# [TASK]
Only the lines from the top of the listing below to the line that has "from matplotlib.ticker import" should be echoed, with both ends kept and pictures left out.

# [DATA LINES]
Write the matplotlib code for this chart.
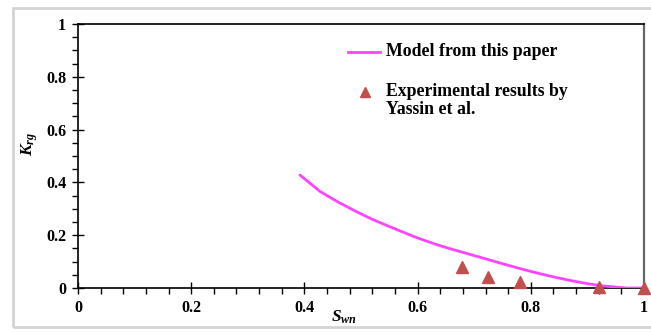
import matplotlib
matplotlib.use("Agg")
import matplotlib.pyplot as plt
from matplotlib.patches import Rectangle
from matplotlib.ticker import MultipleLocator, FixedFormatter, FixedLocator

# Relative permeability to gas vs. normalized wetting saturation
sw_model = [0.392, 0.428, 0.460, 0.492, 0.520, 0.551, 0.575, 0.598, 0.634,
            0.657, 0.693, 0.716, 0.745, 0.775, 0.805, 0.834, 0.864, 0.893,
            0.922, 0.952, 0.970, 1.0]
krg_model = [0.428, 0.365, 0.325, 0.289, 0.260, 0.232, 0.211, 0.191, 0.164,
             0.149, 0.127, 0.113, 0.095, 0.077, 0.060, 0.045, 0.031, 0.019,
             0.009, 0.003, 0.0, 0.0]

sw_exp = [0.678, 0.725, 0.781, 0.921, 1.0]
krg_exp = [0.080, 0.041, 0.022, 0.003, 0.0]

x_ticks = [0, 0.2, 0.4, 0.6, 0.8, 1]
x_tick_labels = ["0", "0.2", "0.4", "0.6", "0.8", "1"]
y_ticks = [0, 0.2, 0.4, 0.6, 0.8, 1]
y_tick_labels = ["0", "0.2", "0.4", "0.6", "0.8", "1"]

model_label = "Model from this paper"
exp_label = "Experimental results by\nYassin et al."

plt.rcParams["font.family"] = ["Liberation Serif", "DejaVu Serif"]
plt.rcParams["font.weight"] = "bold"
plt.rcParams["mathtext.fontset"] = "custom"
plt.rcParams["mathtext.it"] = "Liberation Serif:italic:bold"
plt.rcParams["mathtext.rm"] = "Liberation Serif:bold"

fig = plt.figure(figsize=(6.51, 3.32), dpi=100)
fig.patch.set_facecolor("white")

# light frame around the whole figure
fig.patches.append(Rectangle((13 / 651, 5 / 332), 1.2, 1 - 13 / 332,
                             transform=fig.transFigure, fill=False,
                             edgecolor="#d4d4d4", lw=2, zorder=0))

ax = fig.add_axes([78 / 651, 44 / 332, 566 / 651, 264 / 332])

line_color = "#ff44ff"
tri_color = "#c0504d"

ax.plot(sw_model, krg_model, color=line_color, lw=2.0, zorder=3,
        solid_capstyle="round", solid_joinstyle="round")
ax.plot(sw_exp, krg_exp, linestyle="none", marker="^", color=tri_color,
        markersize=8, clip_on=False, zorder=4)

ax.set_xlim(0, 1)
ax.set_ylim(0, 1)

ax.xaxis.set_major_locator(FixedLocator(x_ticks))
ax.xaxis.set_major_formatter(FixedFormatter(x_tick_labels))
ax.yaxis.set_major_locator(FixedLocator(y_ticks))
ax.yaxis.set_major_formatter(FixedFormatter(y_tick_labels))
ax.xaxis.set_minor_locator(MultipleLocator(0.04))
ax.yaxis.set_minor_locator(MultipleLocator(0.05))

ax.tick_params(which="major", direction="inout", length=9, width=1.0,
               labelsize=11.5, color="black")
ax.tick_params(which="minor", direction="out", length=4.5, width=1.0,
               color="black")
ax.tick_params(axis="x", which="major", pad=4)
ax.tick_params(axis="y", which="major", pad=4)
for lab in ax.get_xticklabels() + ax.get_yticklabels():
    lab.set_fontweight("bold")

ax.spines["left"].set_color("black")
ax.spines["left"].set_linewidth(1.2)
ax.spines["top"].set_color("black")
ax.spines["top"].set_linewidth(1.2)
ax.spines["right"].set_color("#666666")
ax.spines["right"].set_linewidth(1.6)
ax.spines["bottom"].set_color("black")
ax.spines["bottom"].set_linewidth(1.2)
ax.spines["bottom"].set_linestyle((0, (3, 1)))

ax.text(-0.085, 0.545, r"$K_{rg}$", transform=ax.transAxes, rotation=90,
        ha="center", va="center", fontsize=12.5)
ax.text(0.47, -0.11, r"$S_{wn}$", transform=ax.transAxes,
        ha="center", va="center", fontsize=12.5)

# legend drawn as text and marker handles
ax.plot([0.477, 0.533], [0.894, 0.894], transform=ax.transAxes,
        color=line_color, lw=2.0, clip_on=False)
ax.text(0.545, 0.894, model_label, transform=ax.transAxes, ha="left",
        va="center", fontsize=12.8, fontweight="bold")
ax.plot([0.507], [0.742], transform=ax.transAxes, marker="^",
        color=tri_color, markersize=7, linestyle="none", clip_on=False)
ax.text(0.545, 0.71, exp_label, transform=ax.transAxes, ha="left",
        va="center", fontsize=12.8, fontweight="bold", linespacing=1.08)

fig.savefig("out.png", dpi=100, facecolor="white")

# [ANSWER BELOW]
Write the matplotlib code for this chart.
import matplotlib
matplotlib.use("Agg")
import matplotlib.pyplot as plt
from matplotlib.patches import Rectangle
from matplotlib.ticker import MultipleLocator, FixedFormatter, FixedLocator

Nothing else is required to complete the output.